## WHAT IS BEING ASKED
Repeat all the material exactly; pictures stay out of your copy.

## INFORMATION SUPPLIED
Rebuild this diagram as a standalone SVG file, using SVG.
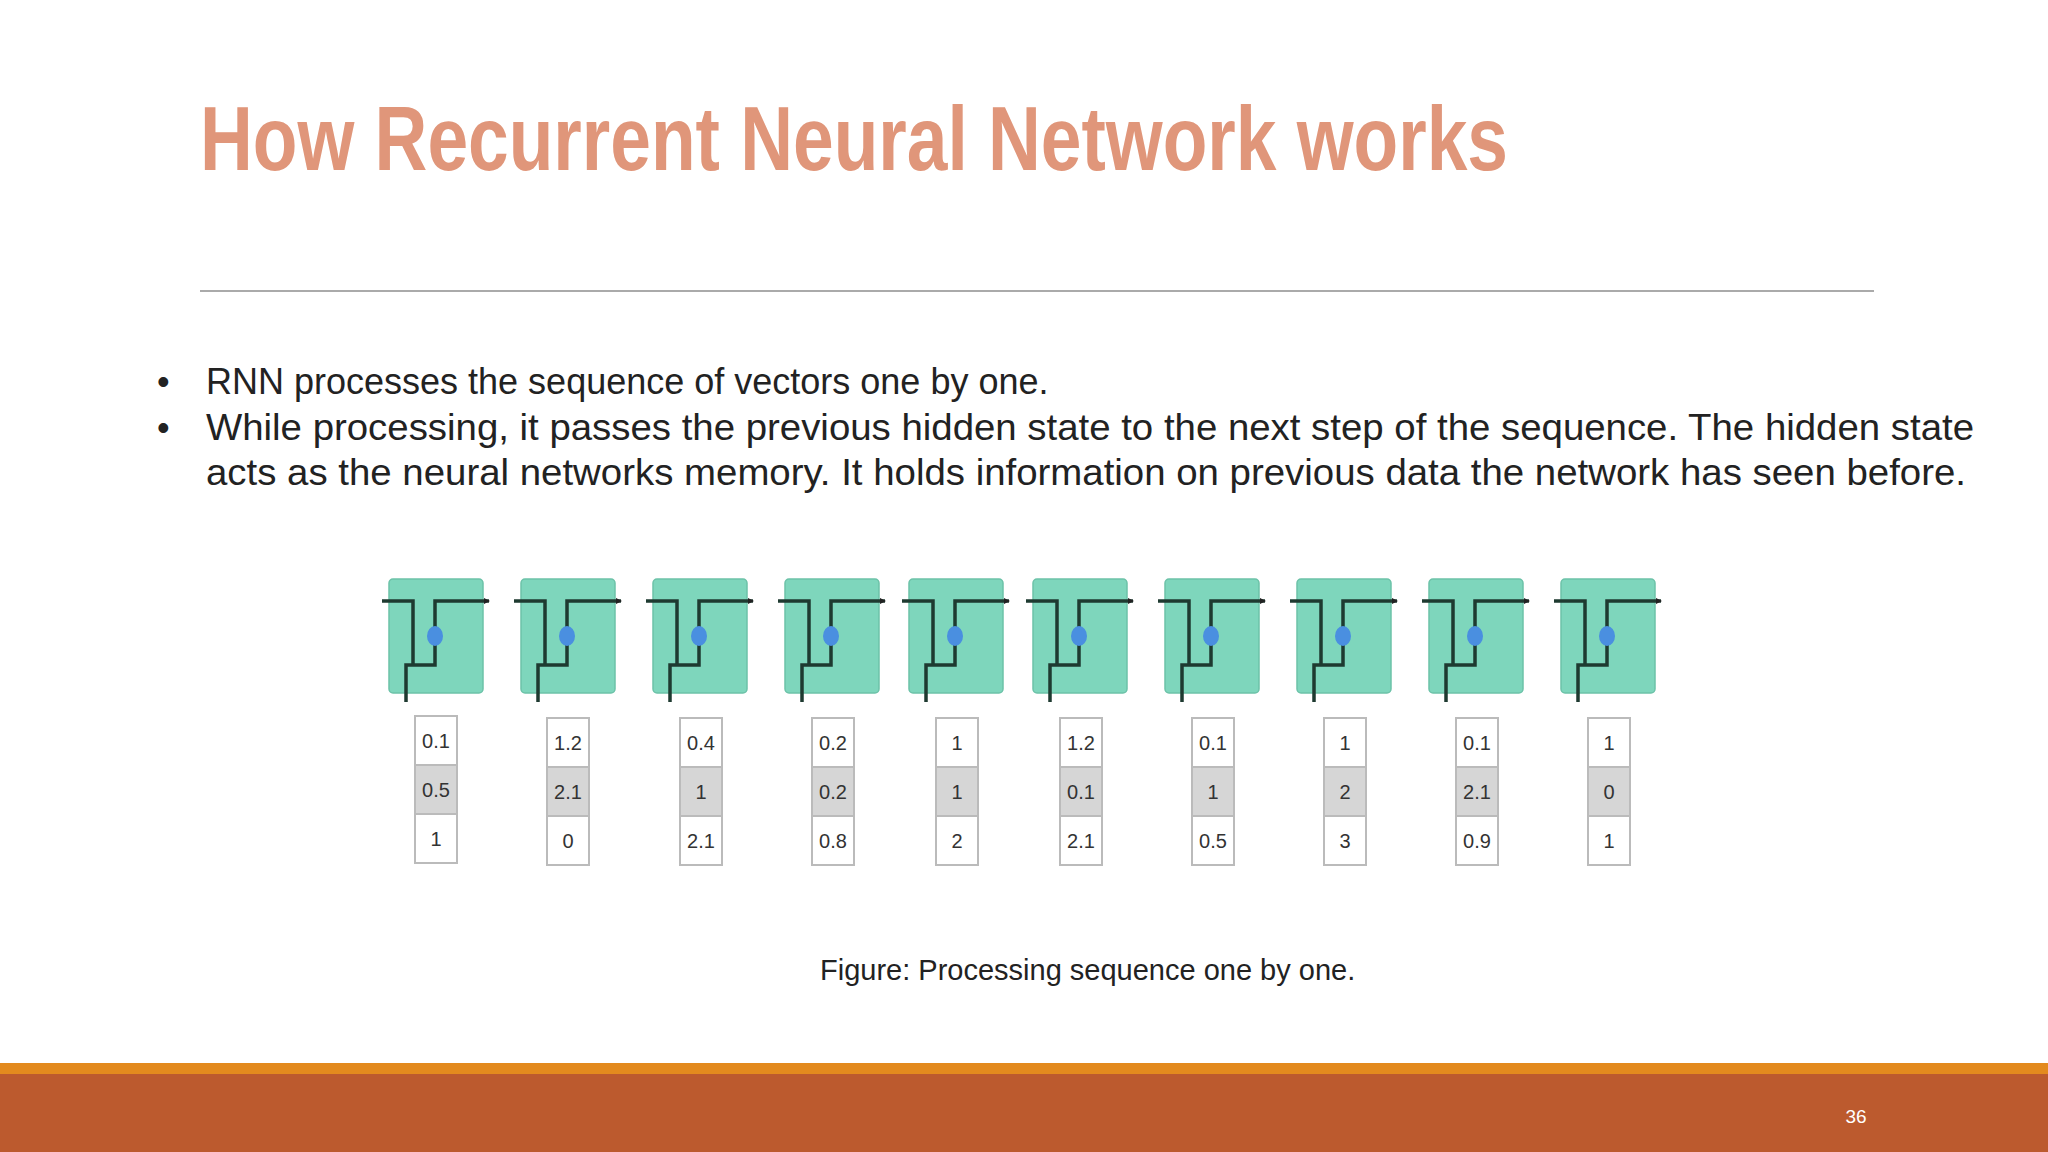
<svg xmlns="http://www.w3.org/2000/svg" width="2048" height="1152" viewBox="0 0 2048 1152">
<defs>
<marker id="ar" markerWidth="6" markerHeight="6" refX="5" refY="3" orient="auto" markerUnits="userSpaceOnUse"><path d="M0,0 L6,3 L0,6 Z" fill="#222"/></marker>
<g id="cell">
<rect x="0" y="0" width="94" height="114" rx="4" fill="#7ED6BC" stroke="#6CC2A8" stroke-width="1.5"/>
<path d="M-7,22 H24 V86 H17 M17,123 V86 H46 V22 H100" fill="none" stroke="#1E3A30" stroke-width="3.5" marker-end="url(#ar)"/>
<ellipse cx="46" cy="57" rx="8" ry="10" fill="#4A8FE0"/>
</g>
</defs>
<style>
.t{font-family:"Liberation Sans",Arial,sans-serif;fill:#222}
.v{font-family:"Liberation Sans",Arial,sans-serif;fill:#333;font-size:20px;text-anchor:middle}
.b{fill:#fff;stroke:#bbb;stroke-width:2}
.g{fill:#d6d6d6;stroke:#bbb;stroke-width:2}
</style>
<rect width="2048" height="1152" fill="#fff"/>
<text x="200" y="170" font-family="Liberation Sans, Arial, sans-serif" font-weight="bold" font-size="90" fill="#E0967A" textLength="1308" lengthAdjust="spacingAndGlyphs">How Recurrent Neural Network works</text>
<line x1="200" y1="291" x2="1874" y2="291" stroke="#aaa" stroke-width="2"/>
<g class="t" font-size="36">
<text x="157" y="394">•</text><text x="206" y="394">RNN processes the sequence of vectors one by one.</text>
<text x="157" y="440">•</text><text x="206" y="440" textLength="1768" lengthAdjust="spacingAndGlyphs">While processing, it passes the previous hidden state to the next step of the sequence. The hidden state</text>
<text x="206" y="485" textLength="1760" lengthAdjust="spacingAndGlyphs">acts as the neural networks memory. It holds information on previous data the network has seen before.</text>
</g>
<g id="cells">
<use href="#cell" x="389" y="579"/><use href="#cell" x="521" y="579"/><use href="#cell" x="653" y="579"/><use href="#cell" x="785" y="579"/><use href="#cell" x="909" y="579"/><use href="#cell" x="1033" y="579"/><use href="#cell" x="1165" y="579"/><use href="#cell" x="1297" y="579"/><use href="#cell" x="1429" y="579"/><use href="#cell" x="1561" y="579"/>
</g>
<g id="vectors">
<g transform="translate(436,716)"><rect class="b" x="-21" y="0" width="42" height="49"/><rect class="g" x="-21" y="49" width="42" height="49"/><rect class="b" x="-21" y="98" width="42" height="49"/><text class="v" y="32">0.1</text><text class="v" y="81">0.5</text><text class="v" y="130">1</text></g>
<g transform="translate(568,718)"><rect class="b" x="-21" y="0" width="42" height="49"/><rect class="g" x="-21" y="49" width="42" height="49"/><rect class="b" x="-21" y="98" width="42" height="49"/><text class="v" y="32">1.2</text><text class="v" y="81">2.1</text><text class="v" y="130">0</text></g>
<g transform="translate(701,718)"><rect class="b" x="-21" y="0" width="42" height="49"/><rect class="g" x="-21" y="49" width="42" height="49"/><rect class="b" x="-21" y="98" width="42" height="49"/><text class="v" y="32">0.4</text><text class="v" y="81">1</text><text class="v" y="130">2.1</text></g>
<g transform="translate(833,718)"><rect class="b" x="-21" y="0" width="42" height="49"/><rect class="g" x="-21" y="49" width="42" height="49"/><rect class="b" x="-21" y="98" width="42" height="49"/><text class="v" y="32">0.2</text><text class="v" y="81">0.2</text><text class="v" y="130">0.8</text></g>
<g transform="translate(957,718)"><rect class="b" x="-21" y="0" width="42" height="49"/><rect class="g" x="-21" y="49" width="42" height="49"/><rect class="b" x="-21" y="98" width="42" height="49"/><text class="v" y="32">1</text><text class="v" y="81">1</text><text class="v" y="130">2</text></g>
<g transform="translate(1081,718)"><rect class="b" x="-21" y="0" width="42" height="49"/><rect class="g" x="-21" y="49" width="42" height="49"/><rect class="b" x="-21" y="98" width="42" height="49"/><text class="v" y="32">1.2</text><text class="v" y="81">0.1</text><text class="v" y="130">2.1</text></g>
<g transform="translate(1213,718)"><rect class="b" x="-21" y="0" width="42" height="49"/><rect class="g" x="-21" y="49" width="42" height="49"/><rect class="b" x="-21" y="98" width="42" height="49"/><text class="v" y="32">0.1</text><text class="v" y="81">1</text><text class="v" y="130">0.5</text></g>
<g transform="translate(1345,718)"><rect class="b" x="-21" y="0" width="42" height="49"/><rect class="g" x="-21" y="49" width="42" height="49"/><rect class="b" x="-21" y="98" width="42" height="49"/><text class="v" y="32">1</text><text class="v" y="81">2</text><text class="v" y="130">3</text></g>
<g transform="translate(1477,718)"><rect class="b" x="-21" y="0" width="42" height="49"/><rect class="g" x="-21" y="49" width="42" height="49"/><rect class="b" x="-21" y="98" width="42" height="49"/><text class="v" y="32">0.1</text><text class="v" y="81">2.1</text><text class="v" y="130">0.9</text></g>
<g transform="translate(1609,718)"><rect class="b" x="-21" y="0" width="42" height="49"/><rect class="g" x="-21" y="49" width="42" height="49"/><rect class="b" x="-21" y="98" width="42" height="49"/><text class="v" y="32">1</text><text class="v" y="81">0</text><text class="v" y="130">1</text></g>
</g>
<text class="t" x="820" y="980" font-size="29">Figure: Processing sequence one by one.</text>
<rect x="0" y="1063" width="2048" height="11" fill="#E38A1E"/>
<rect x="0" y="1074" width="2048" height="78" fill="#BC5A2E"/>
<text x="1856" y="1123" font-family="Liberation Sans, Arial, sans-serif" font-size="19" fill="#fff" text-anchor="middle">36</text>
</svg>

## EXERCISE RESULT
Rebuild this diagram as a standalone SVG file, using SVG.
<svg xmlns="http://www.w3.org/2000/svg" width="2048" height="1152" viewBox="0 0 2048 1152">
<defs>
<marker id="ar" markerWidth="6" markerHeight="6" refX="5" refY="3" orient="auto" markerUnits="userSpaceOnUse"><path d="M0,0 L6,3 L0,6 Z" fill="#222"/></marker>
<g id="cell">
<rect x="0" y="0" width="94" height="114" rx="4" fill="#7ED6BC" stroke="#6CC2A8" stroke-width="1.5"/>
<path d="M-7,22 H24 V86 H17 M17,123 V86 H46 V22 H100" fill="none" stroke="#1E3A30" stroke-width="3.5" marker-end="url(#ar)"/>
<ellipse cx="46" cy="57" rx="8" ry="10" fill="#4A8FE0"/>
</g>
</defs>
<style>
.t{font-family:"Liberation Sans",Arial,sans-serif;fill:#222}
.v{font-family:"Liberation Sans",Arial,sans-serif;fill:#333;font-size:20px;text-anchor:middle}
.b{fill:#fff;stroke:#bbb;stroke-width:2}
.g{fill:#d6d6d6;stroke:#bbb;stroke-width:2}
</style>
<rect width="2048" height="1152" fill="#fff"/>
<text x="200" y="170" font-family="Liberation Sans, Arial, sans-serif" font-weight="bold" font-size="90" fill="#E0967A" textLength="1308" lengthAdjust="spacingAndGlyphs">How Recurrent Neural Network works</text>
<line x1="200" y1="291" x2="1874" y2="291" stroke="#aaa" stroke-width="2"/>
<g class="t" font-size="36">
<text x="157" y="394">•</text><text x="206" y="394">RNN processes the sequence of vectors one by one.</text>
<text x="157" y="440">•</text><text x="206" y="440" textLength="1768" lengthAdjust="spacingAndGlyphs">While processing, it passes the previous hidden state to the next step of the sequence. The hidden state</text>
<text x="206" y="485" textLength="1760" lengthAdjust="spacingAndGlyphs">acts as the neural networks memory. It holds information on previous data the network has seen before.</text>
</g>
<g id="cells">
<use href="#cell" x="389" y="579"/><use href="#cell" x="521" y="579"/><use href="#cell" x="653" y="579"/><use href="#cell" x="785" y="579"/><use href="#cell" x="909" y="579"/><use href="#cell" x="1033" y="579"/><use href="#cell" x="1165" y="579"/><use href="#cell" x="1297" y="579"/><use href="#cell" x="1429" y="579"/><use href="#cell" x="1561" y="579"/>
</g>
<g id="vectors">
<g transform="translate(436,716)"><rect class="b" x="-21" y="0" width="42" height="49"/><rect class="g" x="-21" y="49" width="42" height="49"/><rect class="b" x="-21" y="98" width="42" height="49"/><text class="v" y="32">0.1</text><text class="v" y="81">0.5</text><text class="v" y="130">1</text></g>
<g transform="translate(568,718)"><rect class="b" x="-21" y="0" width="42" height="49"/><rect class="g" x="-21" y="49" width="42" height="49"/><rect class="b" x="-21" y="98" width="42" height="49"/><text class="v" y="32">1.2</text><text class="v" y="81">2.1</text><text class="v" y="130">0</text></g>
<g transform="translate(701,718)"><rect class="b" x="-21" y="0" width="42" height="49"/><rect class="g" x="-21" y="49" width="42" height="49"/><rect class="b" x="-21" y="98" width="42" height="49"/><text class="v" y="32">0.4</text><text class="v" y="81">1</text><text class="v" y="130">2.1</text></g>
<g transform="translate(833,718)"><rect class="b" x="-21" y="0" width="42" height="49"/><rect class="g" x="-21" y="49" width="42" height="49"/><rect class="b" x="-21" y="98" width="42" height="49"/><text class="v" y="32">0.2</text><text class="v" y="81">0.2</text><text class="v" y="130">0.8</text></g>
<g transform="translate(957,718)"><rect class="b" x="-21" y="0" width="42" height="49"/><rect class="g" x="-21" y="49" width="42" height="49"/><rect class="b" x="-21" y="98" width="42" height="49"/><text class="v" y="32">1</text><text class="v" y="81">1</text><text class="v" y="130">2</text></g>
<g transform="translate(1081,718)"><rect class="b" x="-21" y="0" width="42" height="49"/><rect class="g" x="-21" y="49" width="42" height="49"/><rect class="b" x="-21" y="98" width="42" height="49"/><text class="v" y="32">1.2</text><text class="v" y="81">0.1</text><text class="v" y="130">2.1</text></g>
<g transform="translate(1213,718)"><rect class="b" x="-21" y="0" width="42" height="49"/><rect class="g" x="-21" y="49" width="42" height="49"/><rect class="b" x="-21" y="98" width="42" height="49"/><text class="v" y="32">0.1</text><text class="v" y="81">1</text><text class="v" y="130">0.5</text></g>
<g transform="translate(1345,718)"><rect class="b" x="-21" y="0" width="42" height="49"/><rect class="g" x="-21" y="49" width="42" height="49"/><rect class="b" x="-21" y="98" width="42" height="49"/><text class="v" y="32">1</text><text class="v" y="81">2</text><text class="v" y="130">3</text></g>
<g transform="translate(1477,718)"><rect class="b" x="-21" y="0" width="42" height="49"/><rect class="g" x="-21" y="49" width="42" height="49"/><rect class="b" x="-21" y="98" width="42" height="49"/><text class="v" y="32">0.1</text><text class="v" y="81">2.1</text><text class="v" y="130">0.9</text></g>
<g transform="translate(1609,718)"><rect class="b" x="-21" y="0" width="42" height="49"/><rect class="g" x="-21" y="49" width="42" height="49"/><rect class="b" x="-21" y="98" width="42" height="49"/><text class="v" y="32">1</text><text class="v" y="81">0</text><text class="v" y="130">1</text></g>
</g>
<text class="t" x="820" y="980" font-size="29">Figure: Processing sequence one by one.</text>
<rect x="0" y="1063" width="2048" height="11" fill="#E38A1E"/>
<rect x="0" y="1074" width="2048" height="78" fill="#BC5A2E"/>
<text x="1856" y="1123" font-family="Liberation Sans, Arial, sans-serif" font-size="19" fill="#fff" text-anchor="middle">36</text>
</svg>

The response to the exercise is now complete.